▸ **Work required**
Can you output the material exactly as written, minus any pictures it holds?

[Begin Dataset]

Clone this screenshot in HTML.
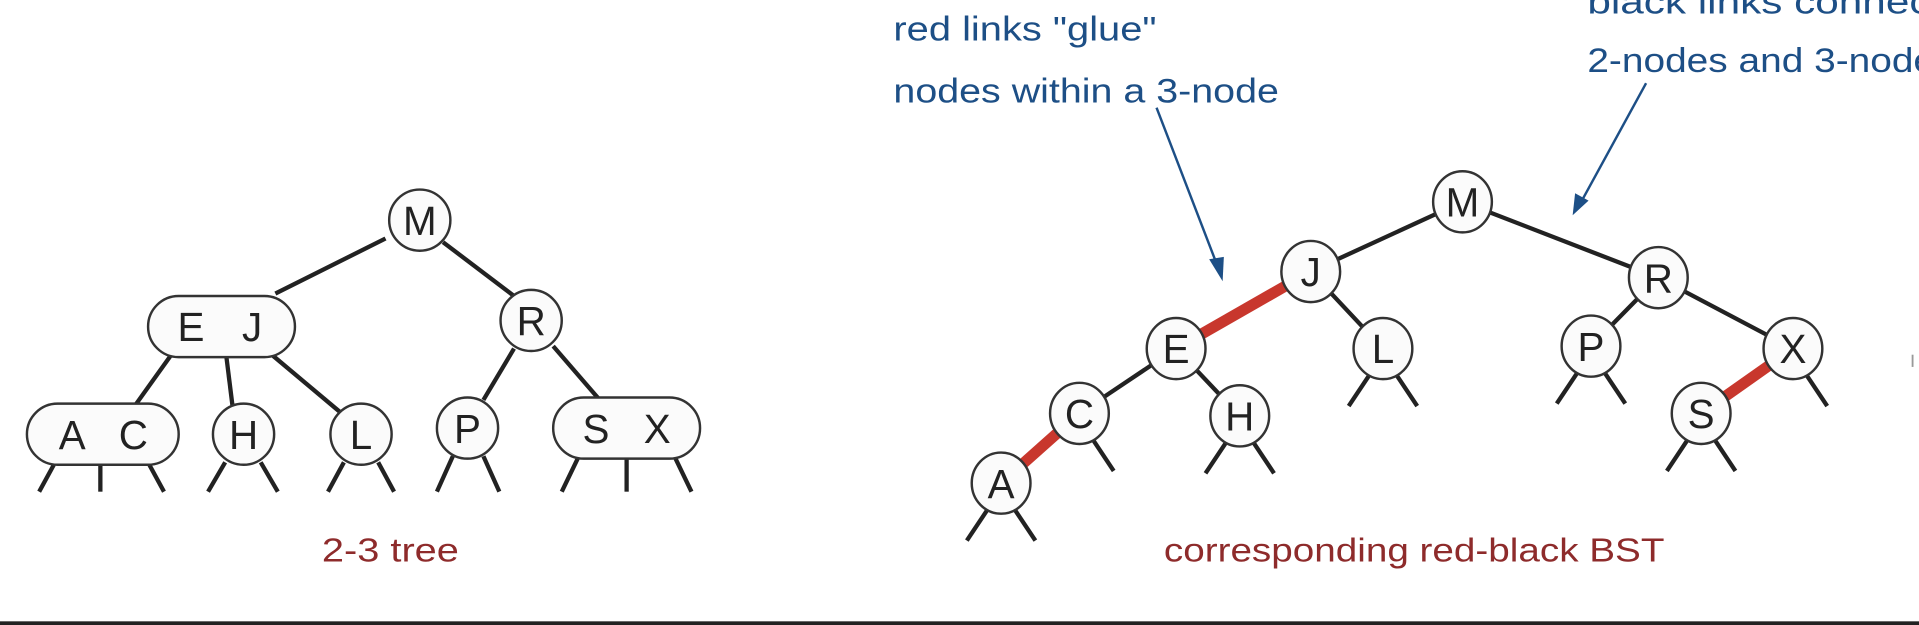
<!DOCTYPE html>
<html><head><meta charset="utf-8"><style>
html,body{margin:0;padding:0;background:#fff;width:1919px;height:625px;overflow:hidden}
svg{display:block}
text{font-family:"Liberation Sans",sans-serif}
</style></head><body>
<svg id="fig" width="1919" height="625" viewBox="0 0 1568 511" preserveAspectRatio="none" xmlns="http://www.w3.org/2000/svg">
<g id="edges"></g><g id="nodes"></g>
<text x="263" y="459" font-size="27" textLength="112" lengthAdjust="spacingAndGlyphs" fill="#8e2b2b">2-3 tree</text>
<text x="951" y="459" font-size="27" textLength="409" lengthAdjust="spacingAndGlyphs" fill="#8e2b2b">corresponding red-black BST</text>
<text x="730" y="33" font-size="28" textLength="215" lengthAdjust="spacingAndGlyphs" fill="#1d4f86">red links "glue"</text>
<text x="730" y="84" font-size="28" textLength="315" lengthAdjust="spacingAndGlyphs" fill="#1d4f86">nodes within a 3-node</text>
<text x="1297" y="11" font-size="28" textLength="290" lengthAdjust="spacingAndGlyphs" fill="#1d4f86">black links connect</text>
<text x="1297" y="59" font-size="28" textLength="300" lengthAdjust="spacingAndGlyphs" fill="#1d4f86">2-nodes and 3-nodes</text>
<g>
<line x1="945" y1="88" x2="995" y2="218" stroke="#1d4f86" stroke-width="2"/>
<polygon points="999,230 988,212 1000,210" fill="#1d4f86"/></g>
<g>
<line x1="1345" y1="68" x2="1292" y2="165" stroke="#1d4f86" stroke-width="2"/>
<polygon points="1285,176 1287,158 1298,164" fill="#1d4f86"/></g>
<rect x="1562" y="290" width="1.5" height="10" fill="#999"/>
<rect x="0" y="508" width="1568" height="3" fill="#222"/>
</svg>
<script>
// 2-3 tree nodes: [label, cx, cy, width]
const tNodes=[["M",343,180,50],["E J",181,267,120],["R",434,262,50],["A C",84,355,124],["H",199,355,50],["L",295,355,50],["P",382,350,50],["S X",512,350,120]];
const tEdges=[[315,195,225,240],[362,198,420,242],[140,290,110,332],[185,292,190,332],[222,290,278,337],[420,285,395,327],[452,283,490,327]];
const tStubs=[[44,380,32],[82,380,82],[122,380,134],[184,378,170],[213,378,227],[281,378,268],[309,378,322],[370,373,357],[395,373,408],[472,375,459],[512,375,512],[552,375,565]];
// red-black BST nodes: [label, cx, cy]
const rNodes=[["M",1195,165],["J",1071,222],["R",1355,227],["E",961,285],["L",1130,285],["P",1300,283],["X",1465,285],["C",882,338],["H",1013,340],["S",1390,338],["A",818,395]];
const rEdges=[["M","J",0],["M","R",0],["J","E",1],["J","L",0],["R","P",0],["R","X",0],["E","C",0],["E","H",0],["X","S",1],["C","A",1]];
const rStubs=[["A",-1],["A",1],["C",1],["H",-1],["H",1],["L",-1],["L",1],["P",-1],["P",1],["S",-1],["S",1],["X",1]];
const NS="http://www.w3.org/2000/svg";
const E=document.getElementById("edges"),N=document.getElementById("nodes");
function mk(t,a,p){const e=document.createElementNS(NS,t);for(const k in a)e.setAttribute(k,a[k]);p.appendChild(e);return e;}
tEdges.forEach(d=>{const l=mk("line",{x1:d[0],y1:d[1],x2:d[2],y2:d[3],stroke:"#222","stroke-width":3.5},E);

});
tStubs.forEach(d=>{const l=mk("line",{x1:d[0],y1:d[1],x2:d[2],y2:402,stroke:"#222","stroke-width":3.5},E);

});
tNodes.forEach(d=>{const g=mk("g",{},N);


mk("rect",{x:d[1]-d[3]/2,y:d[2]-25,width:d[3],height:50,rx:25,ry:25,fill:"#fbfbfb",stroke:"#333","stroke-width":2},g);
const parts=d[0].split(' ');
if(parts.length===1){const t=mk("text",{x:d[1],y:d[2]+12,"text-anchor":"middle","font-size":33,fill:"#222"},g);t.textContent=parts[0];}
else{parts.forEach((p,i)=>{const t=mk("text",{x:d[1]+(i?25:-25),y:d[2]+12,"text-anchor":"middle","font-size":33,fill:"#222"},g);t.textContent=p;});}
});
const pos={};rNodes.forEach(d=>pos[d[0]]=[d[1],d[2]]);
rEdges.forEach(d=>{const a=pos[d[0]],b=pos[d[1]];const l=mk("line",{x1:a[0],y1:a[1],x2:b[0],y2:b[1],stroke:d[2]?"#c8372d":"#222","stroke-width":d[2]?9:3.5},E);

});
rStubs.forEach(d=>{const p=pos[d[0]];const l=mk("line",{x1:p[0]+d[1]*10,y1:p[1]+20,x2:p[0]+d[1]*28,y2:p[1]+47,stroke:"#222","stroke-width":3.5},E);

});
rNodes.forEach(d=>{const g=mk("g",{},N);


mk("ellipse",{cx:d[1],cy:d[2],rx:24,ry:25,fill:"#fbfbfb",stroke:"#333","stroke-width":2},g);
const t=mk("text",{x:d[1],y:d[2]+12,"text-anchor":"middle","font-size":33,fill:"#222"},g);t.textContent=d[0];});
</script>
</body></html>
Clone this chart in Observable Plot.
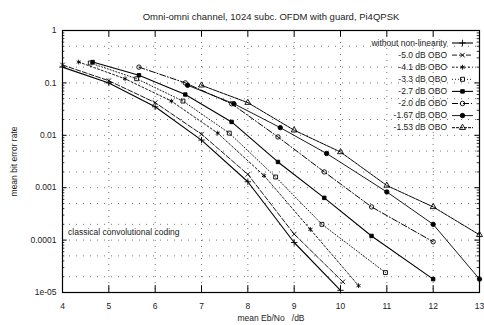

[End Dataset]

▸ **Result of the task**
Clone this screenshot in HTML.
<!DOCTYPE html>
<html><head><meta charset="utf-8"><style>
html,body{margin:0;padding:0;background:#fff;width:1919px;height:625px;overflow:hidden}
svg{display:block}
text{font-family:"Liberation Sans",sans-serif}
</style></head><body>
<svg id="fig" width="1919" height="625" viewBox="0 0 1568 511" preserveAspectRatio="none" xmlns="http://www.w3.org/2000/svg">
<g id="edges"></g><g id="nodes"></g>
<text x="263" y="459" font-size="27" textLength="112" lengthAdjust="spacingAndGlyphs" fill="#8e2b2b">2-3 tree</text>
<text x="951" y="459" font-size="27" textLength="409" lengthAdjust="spacingAndGlyphs" fill="#8e2b2b">corresponding red-black BST</text>
<text x="730" y="33" font-size="28" textLength="215" lengthAdjust="spacingAndGlyphs" fill="#1d4f86">red links "glue"</text>
<text x="730" y="84" font-size="28" textLength="315" lengthAdjust="spacingAndGlyphs" fill="#1d4f86">nodes within a 3-node</text>
<text x="1297" y="11" font-size="28" textLength="290" lengthAdjust="spacingAndGlyphs" fill="#1d4f86">black links connect</text>
<text x="1297" y="59" font-size="28" textLength="300" lengthAdjust="spacingAndGlyphs" fill="#1d4f86">2-nodes and 3-nodes</text>
<g>
<line x1="945" y1="88" x2="995" y2="218" stroke="#1d4f86" stroke-width="2"/>
<polygon points="999,230 988,212 1000,210" fill="#1d4f86"/></g>
<g>
<line x1="1345" y1="68" x2="1292" y2="165" stroke="#1d4f86" stroke-width="2"/>
<polygon points="1285,176 1287,158 1298,164" fill="#1d4f86"/></g>
<rect x="1562" y="290" width="1.5" height="10" fill="#999"/>
<rect x="0" y="508" width="1568" height="3" fill="#222"/>
</svg>
<script>
// 2-3 tree nodes: [label, cx, cy, width]
const tNodes=[["M",343,180,50],["E J",181,267,120],["R",434,262,50],["A C",84,355,124],["H",199,355,50],["L",295,355,50],["P",382,350,50],["S X",512,350,120]];
const tEdges=[[315,195,225,240],[362,198,420,242],[140,290,110,332],[185,292,190,332],[222,290,278,337],[420,285,395,327],[452,283,490,327]];
const tStubs=[[44,380,32],[82,380,82],[122,380,134],[184,378,170],[213,378,227],[281,378,268],[309,378,322],[370,373,357],[395,373,408],[472,375,459],[512,375,512],[552,375,565]];
// red-black BST nodes: [label, cx, cy]
const rNodes=[["M",1195,165],["J",1071,222],["R",1355,227],["E",961,285],["L",1130,285],["P",1300,283],["X",1465,285],["C",882,338],["H",1013,340],["S",1390,338],["A",818,395]];
const rEdges=[["M","J",0],["M","R",0],["J","E",1],["J","L",0],["R","P",0],["R","X",0],["E","C",0],["E","H",0],["X","S",1],["C","A",1]];
const rStubs=[["A",-1],["A",1],["C",1],["H",-1],["H",1],["L",-1],["L",1],["P",-1],["P",1],["S",-1],["S",1],["X",1]];
const NS="http://www.w3.org/2000/svg";
const E=document.getElementById("edges"),N=document.getElementById("nodes");
function mk(t,a,p){const e=document.createElementNS(NS,t);for(const k in a)e.setAttribute(k,a[k]);p.appendChild(e);return e;}
tEdges.forEach(d=>{const l=mk("line",{x1:d[0],y1:d[1],x2:d[2],y2:d[3],stroke:"#222","stroke-width":3.5},E);

});
tStubs.forEach(d=>{const l=mk("line",{x1:d[0],y1:d[1],x2:d[2],y2:402,stroke:"#222","stroke-width":3.5},E);

});
tNodes.forEach(d=>{const g=mk("g",{},N);


mk("rect",{x:d[1]-d[3]/2,y:d[2]-25,width:d[3],height:50,rx:25,ry:25,fill:"#fbfbfb",stroke:"#333","stroke-width":2},g);
const parts=d[0].split(' ');
if(parts.length===1){const t=mk("text",{x:d[1],y:d[2]+12,"text-anchor":"middle","font-size":33,fill:"#222"},g);t.textContent=parts[0];}
else{parts.forEach((p,i)=>{const t=mk("text",{x:d[1]+(i?25:-25),y:d[2]+12,"text-anchor":"middle","font-size":33,fill:"#222"},g);t.textContent=p;});}
});
const pos={};rNodes.forEach(d=>pos[d[0]]=[d[1],d[2]]);
rEdges.forEach(d=>{const a=pos[d[0]],b=pos[d[1]];const l=mk("line",{x1:a[0],y1:a[1],x2:b[0],y2:b[1],stroke:d[2]?"#c8372d":"#222","stroke-width":d[2]?9:3.5},E);

});
rStubs.forEach(d=>{const p=pos[d[0]];const l=mk("line",{x1:p[0]+d[1]*10,y1:p[1]+20,x2:p[0]+d[1]*28,y2:p[1]+47,stroke:"#222","stroke-width":3.5},E);

});
rNodes.forEach(d=>{const g=mk("g",{},N);


mk("ellipse",{cx:d[1],cy:d[2],rx:24,ry:25,fill:"#fbfbfb",stroke:"#333","stroke-width":2},g);
const t=mk("text",{x:d[1],y:d[2]+12,"text-anchor":"middle","font-size":33,fill:"#222"},g);t.textContent=d[0];});
</script>
</body></html>
Clone this chart in Observable Plot.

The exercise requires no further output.